One official said intelligence reports showed that Mr. bin Laden began this
practice because he believed that Israel was able to assassinate a
Palestinian leader in Ramallah on Aug. 27 after tracing electronic
emanations from his cellphone.
One official said Mr. bin Laden now used associates as messengers, who make
cellphone or satellite calls after they have left him. This official said
previous reports that Mr. bin Laden had called his wife in Syria shortly
before the Sept. 11 attacks to advise her to return to Afghanistan were
incomplete. In fact, the official said, Mr. bin Laden had someone else call
his wife with that message.

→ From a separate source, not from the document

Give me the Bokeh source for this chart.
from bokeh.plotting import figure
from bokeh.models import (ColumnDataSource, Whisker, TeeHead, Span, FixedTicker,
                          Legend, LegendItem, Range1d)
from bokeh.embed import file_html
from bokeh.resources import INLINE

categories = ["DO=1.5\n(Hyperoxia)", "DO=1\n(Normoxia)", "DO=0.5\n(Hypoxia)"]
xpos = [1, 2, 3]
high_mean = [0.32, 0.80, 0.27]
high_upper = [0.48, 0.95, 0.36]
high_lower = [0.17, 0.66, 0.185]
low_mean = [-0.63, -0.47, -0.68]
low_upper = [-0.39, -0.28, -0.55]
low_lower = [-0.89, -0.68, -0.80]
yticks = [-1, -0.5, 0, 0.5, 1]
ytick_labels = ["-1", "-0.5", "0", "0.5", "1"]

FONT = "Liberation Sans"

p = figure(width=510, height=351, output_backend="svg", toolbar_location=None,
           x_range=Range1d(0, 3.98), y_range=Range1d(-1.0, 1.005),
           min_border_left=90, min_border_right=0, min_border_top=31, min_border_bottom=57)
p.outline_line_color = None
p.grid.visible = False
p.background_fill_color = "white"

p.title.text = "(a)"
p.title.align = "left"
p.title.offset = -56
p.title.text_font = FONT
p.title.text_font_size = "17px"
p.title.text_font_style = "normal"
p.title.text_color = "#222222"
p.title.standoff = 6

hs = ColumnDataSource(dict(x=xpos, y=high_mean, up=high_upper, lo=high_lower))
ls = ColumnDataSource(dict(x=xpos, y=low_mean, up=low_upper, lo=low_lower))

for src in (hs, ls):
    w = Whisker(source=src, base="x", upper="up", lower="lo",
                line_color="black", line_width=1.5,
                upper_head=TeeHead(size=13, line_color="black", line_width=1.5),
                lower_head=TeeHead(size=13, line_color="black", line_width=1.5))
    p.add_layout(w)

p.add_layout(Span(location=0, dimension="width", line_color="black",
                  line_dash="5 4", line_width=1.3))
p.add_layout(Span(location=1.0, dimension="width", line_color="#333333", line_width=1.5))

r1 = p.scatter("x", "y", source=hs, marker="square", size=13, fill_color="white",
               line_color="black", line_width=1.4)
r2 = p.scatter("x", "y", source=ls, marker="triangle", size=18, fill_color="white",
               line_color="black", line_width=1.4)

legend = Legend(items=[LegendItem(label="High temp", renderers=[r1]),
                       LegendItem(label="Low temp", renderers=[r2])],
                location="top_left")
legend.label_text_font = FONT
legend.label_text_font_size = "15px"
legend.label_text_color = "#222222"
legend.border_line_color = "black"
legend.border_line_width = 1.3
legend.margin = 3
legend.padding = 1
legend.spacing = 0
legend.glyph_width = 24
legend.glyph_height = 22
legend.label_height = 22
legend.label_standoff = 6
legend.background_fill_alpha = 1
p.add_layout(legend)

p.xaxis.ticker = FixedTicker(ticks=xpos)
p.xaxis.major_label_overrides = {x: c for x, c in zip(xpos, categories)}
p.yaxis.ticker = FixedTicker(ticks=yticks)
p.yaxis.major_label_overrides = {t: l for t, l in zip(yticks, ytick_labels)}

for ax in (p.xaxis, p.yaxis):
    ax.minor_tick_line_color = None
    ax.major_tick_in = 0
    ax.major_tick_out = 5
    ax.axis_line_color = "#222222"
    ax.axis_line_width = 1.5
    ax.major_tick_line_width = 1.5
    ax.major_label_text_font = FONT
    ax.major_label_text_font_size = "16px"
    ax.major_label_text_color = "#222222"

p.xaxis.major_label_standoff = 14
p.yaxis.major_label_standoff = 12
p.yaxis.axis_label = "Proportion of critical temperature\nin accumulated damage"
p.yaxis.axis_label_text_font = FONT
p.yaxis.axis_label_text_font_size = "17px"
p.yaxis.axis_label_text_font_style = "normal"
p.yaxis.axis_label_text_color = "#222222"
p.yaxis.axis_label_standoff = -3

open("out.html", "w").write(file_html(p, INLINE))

The call was made away from Mr. bin Laden's
hideaway.
As of today, United States law enforcement authorities say they have
arrested 977 people in connection with the investigation into the Sept. 11
attacks. The bulk of those arrested have been charged with immigration
violations or criminal violations. A far smaller group is being held on
material witness warrants.
Mindy Tucker, the Justice Department spokeswoman, said this week that the
authorities had not released most of the names of those held because the
identities of some material witnesses were under seal. She said the
department would not disclose the names of those arrested on immigration
violations because privacy issues must be resolved.
But many civil liberties advocates have said they are worried that the large
number of arrests may be improper. David Cole, a lawyer with the Center for
Constitutional Rights, said, "It's remarkable how little information is
available about these people."
Mr. Cole added: "It begins to feel like those countries where they lock
people up and don't tell anyone about it. That's not how this country was
run until Sept. 11."
One senior law enforcement official said the new wiretaps principally
produced information about Al Qaeda associates in the United States and
their activities. But investigators have not learned more about the Sept. 11
attacks from those detained.
The wiretaps being used against Al Qaeda are authorized by a special court
in Washington that hears requests from the government to conduct
surveillance against anyone who may be connected to a foreign intelligence
operation. The new antiterrorism law signed by President Bush on Friday is
supposed to make it easier for federal investigators to obtain eavesdropping
authorization. Under the law, officials have to assert only that foreign
intelligence is a part of their need; before that, it had to be the only
purpose.
In addition to the efforts against Al Qaeda, officials said they renewed
their interest in people who might know something about the crash of
EgyptAir Flight 990 off Nantucket in October 1999, suspecting a connection.
But officials said they had not determined any link between that crash and
the attacks of Sept. 11. United States investigators say they feel strongly
that the crash was the result of an unexplained suicide effort by the
plane's co-pilot, but Egyptian officials have angrily rejected that
conclusion.
Under the law that created the special court, the Foreign Intelligence
Surveillance Act, the subjects of eavesdropping may be American citizens or
foreigners.
The surveillance act, first passed in 1978 after Watergate and other
revelations of abuses by the Federal Bureau of Investigation and the Central
Intelligence Agency, created a legal framework allowing the government to
spy on suspects considered dangerous to American national security. 
This year, the Justice Department and the F.B.I. began an investigation of
formal requests to the court that administers these requests after
complaints that agents had sought to eavesdrop on people who were already
subjects of criminal investigations - apparently a violation of the rules.
Despite the recent problems, applications to the special court have surged
in the last decade, for espionage and terrorism investigations. Last year,
the government made 1,005 applications under the act for electronic
surveillance and physical search warrants, according to an April report from
Attorney General John Ashcroft to Congress. The court approved 1,003 of the
applications in 2000 and the final two in January 2001.